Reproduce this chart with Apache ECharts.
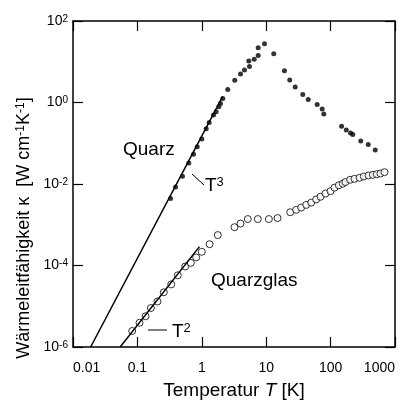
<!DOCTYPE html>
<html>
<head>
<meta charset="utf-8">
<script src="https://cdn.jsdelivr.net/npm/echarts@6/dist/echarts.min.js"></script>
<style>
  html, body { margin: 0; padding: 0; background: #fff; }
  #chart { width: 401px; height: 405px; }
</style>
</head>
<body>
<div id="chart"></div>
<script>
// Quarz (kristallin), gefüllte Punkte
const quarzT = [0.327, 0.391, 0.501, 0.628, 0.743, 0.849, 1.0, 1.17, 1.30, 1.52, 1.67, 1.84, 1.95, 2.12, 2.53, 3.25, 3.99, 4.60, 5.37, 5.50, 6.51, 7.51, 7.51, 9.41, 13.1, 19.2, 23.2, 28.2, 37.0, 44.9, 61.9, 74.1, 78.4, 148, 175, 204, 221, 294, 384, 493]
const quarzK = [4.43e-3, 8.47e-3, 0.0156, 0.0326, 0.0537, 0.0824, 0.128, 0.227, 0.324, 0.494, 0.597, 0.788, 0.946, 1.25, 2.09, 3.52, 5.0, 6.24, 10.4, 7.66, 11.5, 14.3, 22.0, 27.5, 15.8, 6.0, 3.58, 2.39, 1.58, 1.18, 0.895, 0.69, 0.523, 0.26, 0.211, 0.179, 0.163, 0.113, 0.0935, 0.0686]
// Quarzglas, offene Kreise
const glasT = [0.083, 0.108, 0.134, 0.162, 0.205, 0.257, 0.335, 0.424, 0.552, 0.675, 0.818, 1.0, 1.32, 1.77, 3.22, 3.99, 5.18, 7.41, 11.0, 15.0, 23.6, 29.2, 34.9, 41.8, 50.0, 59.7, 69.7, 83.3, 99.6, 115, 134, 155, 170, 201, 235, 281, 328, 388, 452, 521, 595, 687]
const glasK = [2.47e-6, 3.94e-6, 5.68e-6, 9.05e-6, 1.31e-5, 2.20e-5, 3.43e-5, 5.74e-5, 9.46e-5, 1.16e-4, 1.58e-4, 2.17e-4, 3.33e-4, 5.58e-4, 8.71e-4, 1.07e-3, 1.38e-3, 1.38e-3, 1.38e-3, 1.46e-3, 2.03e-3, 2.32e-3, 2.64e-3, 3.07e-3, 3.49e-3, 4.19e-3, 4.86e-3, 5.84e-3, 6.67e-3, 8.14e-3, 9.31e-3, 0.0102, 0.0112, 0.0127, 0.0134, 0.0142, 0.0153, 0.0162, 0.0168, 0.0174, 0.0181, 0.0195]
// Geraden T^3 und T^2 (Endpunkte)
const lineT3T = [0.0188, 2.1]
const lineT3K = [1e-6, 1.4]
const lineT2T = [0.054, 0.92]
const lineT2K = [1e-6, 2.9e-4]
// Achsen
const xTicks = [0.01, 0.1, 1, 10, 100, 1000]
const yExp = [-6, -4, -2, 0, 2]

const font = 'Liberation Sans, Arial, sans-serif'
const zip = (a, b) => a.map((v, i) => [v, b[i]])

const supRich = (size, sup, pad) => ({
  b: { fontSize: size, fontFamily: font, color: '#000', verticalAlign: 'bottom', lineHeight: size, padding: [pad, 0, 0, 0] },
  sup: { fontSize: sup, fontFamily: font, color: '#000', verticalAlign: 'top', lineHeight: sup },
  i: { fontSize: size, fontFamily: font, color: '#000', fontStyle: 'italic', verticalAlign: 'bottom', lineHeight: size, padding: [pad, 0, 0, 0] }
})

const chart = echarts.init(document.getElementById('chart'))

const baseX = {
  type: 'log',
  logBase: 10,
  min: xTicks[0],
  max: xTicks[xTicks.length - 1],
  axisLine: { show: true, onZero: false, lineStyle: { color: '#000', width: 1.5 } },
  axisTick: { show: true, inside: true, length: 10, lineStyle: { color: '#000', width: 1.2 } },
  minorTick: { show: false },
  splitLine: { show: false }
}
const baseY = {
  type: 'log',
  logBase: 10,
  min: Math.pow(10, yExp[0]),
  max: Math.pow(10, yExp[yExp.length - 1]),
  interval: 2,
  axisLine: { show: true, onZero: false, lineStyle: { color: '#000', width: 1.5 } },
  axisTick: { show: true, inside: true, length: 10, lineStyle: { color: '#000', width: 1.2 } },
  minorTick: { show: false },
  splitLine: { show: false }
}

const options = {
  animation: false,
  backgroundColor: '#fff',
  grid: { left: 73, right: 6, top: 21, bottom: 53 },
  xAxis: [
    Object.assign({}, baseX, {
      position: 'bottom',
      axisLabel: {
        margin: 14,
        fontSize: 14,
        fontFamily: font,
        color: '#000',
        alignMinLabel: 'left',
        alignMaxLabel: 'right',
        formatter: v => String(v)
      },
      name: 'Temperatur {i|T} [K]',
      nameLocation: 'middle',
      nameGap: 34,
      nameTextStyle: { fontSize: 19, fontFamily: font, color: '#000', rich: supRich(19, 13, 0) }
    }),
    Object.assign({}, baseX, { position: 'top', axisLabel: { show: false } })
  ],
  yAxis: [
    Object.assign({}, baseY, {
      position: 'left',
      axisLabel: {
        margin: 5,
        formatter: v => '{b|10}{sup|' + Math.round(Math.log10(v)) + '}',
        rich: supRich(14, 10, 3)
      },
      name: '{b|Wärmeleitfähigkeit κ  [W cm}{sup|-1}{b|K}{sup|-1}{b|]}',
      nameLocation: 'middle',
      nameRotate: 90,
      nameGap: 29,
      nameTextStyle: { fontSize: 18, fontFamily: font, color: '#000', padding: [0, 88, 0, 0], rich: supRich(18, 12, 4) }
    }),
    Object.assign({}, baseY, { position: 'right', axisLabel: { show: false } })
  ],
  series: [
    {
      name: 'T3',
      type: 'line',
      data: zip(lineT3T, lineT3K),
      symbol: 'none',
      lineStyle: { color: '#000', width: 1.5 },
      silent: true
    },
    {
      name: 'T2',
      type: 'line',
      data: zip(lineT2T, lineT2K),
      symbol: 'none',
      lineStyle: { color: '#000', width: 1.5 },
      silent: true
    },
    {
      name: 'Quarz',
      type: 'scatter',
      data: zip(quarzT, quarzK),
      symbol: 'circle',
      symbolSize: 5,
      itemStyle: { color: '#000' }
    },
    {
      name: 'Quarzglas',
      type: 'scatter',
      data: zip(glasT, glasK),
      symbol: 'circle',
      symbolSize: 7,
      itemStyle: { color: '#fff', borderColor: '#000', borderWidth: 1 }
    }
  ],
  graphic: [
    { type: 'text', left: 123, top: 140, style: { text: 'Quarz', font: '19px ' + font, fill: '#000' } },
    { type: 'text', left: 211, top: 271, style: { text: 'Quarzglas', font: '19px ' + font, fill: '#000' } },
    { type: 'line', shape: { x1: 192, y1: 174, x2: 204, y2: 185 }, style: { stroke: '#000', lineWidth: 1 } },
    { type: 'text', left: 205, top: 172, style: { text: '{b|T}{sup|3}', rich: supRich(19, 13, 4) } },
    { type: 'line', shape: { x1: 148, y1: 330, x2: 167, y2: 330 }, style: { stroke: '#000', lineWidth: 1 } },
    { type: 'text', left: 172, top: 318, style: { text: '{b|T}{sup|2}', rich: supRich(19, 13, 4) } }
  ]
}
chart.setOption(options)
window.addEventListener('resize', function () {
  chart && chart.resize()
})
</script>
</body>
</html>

════════

▶ THE PROBLEM
Omit each picture, then return all of the listing exactly as it stands.

▶ THE SOLUTION
Reproduce this chart with Apache ECharts.
<!DOCTYPE html>
<html>
<head>
<meta charset="utf-8">
<script src="https://cdn.jsdelivr.net/npm/echarts@6/dist/echarts.min.js"></script>
<style>
  html, body { margin: 0; padding: 0; background: #fff; }
  #chart { width: 401px; height: 405px; }
</style>
</head>
<body>
<div id="chart"></div>
<script>
// Quarz (kristallin), gefüllte Punkte
const quarzT = [0.327, 0.391, 0.501, 0.628, 0.743, 0.849, 1.0, 1.17, 1.30, 1.52, 1.67, 1.84, 1.95, 2.12, 2.53, 3.25, 3.99, 4.60, 5.37, 5.50, 6.51, 7.51, 7.51, 9.41, 13.1, 19.2, 23.2, 28.2, 37.0, 44.9, 61.9, 74.1, 78.4, 148, 175, 204, 221, 294, 384, 493]
const quarzK = [4.43e-3, 8.47e-3, 0.0156, 0.0326, 0.0537, 0.0824, 0.128, 0.227, 0.324, 0.494, 0.597, 0.788, 0.946, 1.25, 2.09, 3.52, 5.0, 6.24, 10.4, 7.66, 11.5, 14.3, 22.0, 27.5, 15.8, 6.0, 3.58, 2.39, 1.58, 1.18, 0.895, 0.69, 0.523, 0.26, 0.211, 0.179, 0.163, 0.113, 0.0935, 0.0686]
// Quarzglas, offene Kreise
const glasT = [0.083, 0.108, 0.134, 0.162, 0.205, 0.257, 0.335, 0.424, 0.552, 0.675, 0.818, 1.0, 1.32, 1.77, 3.22, 3.99, 5.18, 7.41, 11.0, 15.0, 23.6, 29.2, 34.9, 41.8, 50.0, 59.7, 69.7, 83.3, 99.6, 115, 134, 155, 170, 201, 235, 281, 328, 388, 452, 521, 595, 687]
const glasK = [2.47e-6, 3.94e-6, 5.68e-6, 9.05e-6, 1.31e-5, 2.20e-5, 3.43e-5, 5.74e-5, 9.46e-5, 1.16e-4, 1.58e-4, 2.17e-4, 3.33e-4, 5.58e-4, 8.71e-4, 1.07e-3, 1.38e-3, 1.38e-3, 1.38e-3, 1.46e-3, 2.03e-3, 2.32e-3, 2.64e-3, 3.07e-3, 3.49e-3, 4.19e-3, 4.86e-3, 5.84e-3, 6.67e-3, 8.14e-3, 9.31e-3, 0.0102, 0.0112, 0.0127, 0.0134, 0.0142, 0.0153, 0.0162, 0.0168, 0.0174, 0.0181, 0.0195]
// Geraden T^3 und T^2 (Endpunkte)
const lineT3T = [0.0188, 2.1]
const lineT3K = [1e-6, 1.4]
const lineT2T = [0.054, 0.92]
const lineT2K = [1e-6, 2.9e-4]
// Achsen
const xTicks = [0.01, 0.1, 1, 10, 100, 1000]
const yExp = [-6, -4, -2, 0, 2]

const font = 'Liberation Sans, Arial, sans-serif'
const zip = (a, b) => a.map((v, i) => [v, b[i]])

const supRich = (size, sup, pad) => ({
  b: { fontSize: size, fontFamily: font, color: '#000', verticalAlign: 'bottom', lineHeight: size, padding: [pad, 0, 0, 0] },
  sup: { fontSize: sup, fontFamily: font, color: '#000', verticalAlign: 'top', lineHeight: sup },
  i: { fontSize: size, fontFamily: font, color: '#000', fontStyle: 'italic', verticalAlign: 'bottom', lineHeight: size, padding: [pad, 0, 0, 0] }
})

const chart = echarts.init(document.getElementById('chart'))

const baseX = {
  type: 'log',
  logBase: 10,
  min: xTicks[0],
  max: xTicks[xTicks.length - 1],
  axisLine: { show: true, onZero: false, lineStyle: { color: '#000', width: 1.5 } },
  axisTick: { show: true, inside: true, length: 10, lineStyle: { color: '#000', width: 1.2 } },
  minorTick: { show: false },
  splitLine: { show: false }
}
const baseY = {
  type: 'log',
  logBase: 10,
  min: Math.pow(10, yExp[0]),
  max: Math.pow(10, yExp[yExp.length - 1]),
  interval: 2,
  axisLine: { show: true, onZero: false, lineStyle: { color: '#000', width: 1.5 } },
  axisTick: { show: true, inside: true, length: 10, lineStyle: { color: '#000', width: 1.2 } },
  minorTick: { show: false },
  splitLine: { show: false }
}

const options = {
  animation: false,
  backgroundColor: '#fff',
  grid: { left: 73, right: 6, top: 21, bottom: 53 },
  xAxis: [
    Object.assign({}, baseX, {
      position: 'bottom',
      axisLabel: {
        margin: 14,
        fontSize: 14,
        fontFamily: font,
        color: '#000',
        alignMinLabel: 'left',
        alignMaxLabel: 'right',
        formatter: v => String(v)
      },
      name: 'Temperatur {i|T} [K]',
      nameLocation: 'middle',
      nameGap: 34,
      nameTextStyle: { fontSize: 19, fontFamily: font, color: '#000', rich: supRich(19, 13, 0) }
    }),
    Object.assign({}, baseX, { position: 'top', axisLabel: { show: false } })
  ],
  yAxis: [
    Object.assign({}, baseY, {
      position: 'left',
      axisLabel: {
        margin: 5,
        formatter: v => '{b|10}{sup|' + Math.round(Math.log10(v)) + '}',
        rich: supRich(14, 10, 3)
      },
      name: '{b|Wärmeleitfähigkeit κ  [W cm}{sup|-1}{b|K}{sup|-1}{b|]}',
      nameLocation: 'middle',
      nameRotate: 90,
      nameGap: 29,
      nameTextStyle: { fontSize: 18, fontFamily: font, color: '#000', padding: [0, 88, 0, 0], rich: supRich(18, 12, 4) }
    }),
    Object.assign({}, baseY, { position: 'right', axisLabel: { show: false } })
  ],
  series: [
    {
      name: 'T3',
      type: 'line',
      data: zip(lineT3T, lineT3K),
      symbol: 'none',
      lineStyle: { color: '#000', width: 1.5 },
      silent: true
    },
    {
      name: 'T2',
      type: 'line',
      data: zip(lineT2T, lineT2K),
      symbol: 'none',
      lineStyle: { color: '#000', width: 1.5 },
      silent: true
    },
    {
      name: 'Quarz',
      type: 'scatter',
      data: zip(quarzT, quarzK),
      symbol: 'circle',
      symbolSize: 5,
      itemStyle: { color: '#000' }
    },
    {
      name: 'Quarzglas',
      type: 'scatter',
      data: zip(glasT, glasK),
      symbol: 'circle',
      symbolSize: 7,
      itemStyle: { color: '#fff', borderColor: '#000', borderWidth: 1 }
    }
  ],
  graphic: [
    { type: 'text', left: 123, top: 140, style: { text: 'Quarz', font: '19px ' + font, fill: '#000' } },
    { type: 'text', left: 211, top: 271, style: { text: 'Quarzglas', font: '19px ' + font, fill: '#000' } },
    { type: 'line', shape: { x1: 192, y1: 174, x2: 204, y2: 185 }, style: { stroke: '#000', lineWidth: 1 } },
    { type: 'text', left: 205, top: 172, style: { text: '{b|T}{sup|3}', rich: supRich(19, 13, 4) } },
    { type: 'line', shape: { x1: 148, y1: 330, x2: 167, y2: 330 }, style: { stroke: '#000', lineWidth: 1 } },
    { type: 'text', left: 172, top: 318, style: { text: '{b|T}{sup|2}', rich: supRich(19, 13, 4) } }
  ]
}
chart.setOption(options)
window.addEventListener('resize', function () {
  chart && chart.resize()
})
</script>
</body>
</html>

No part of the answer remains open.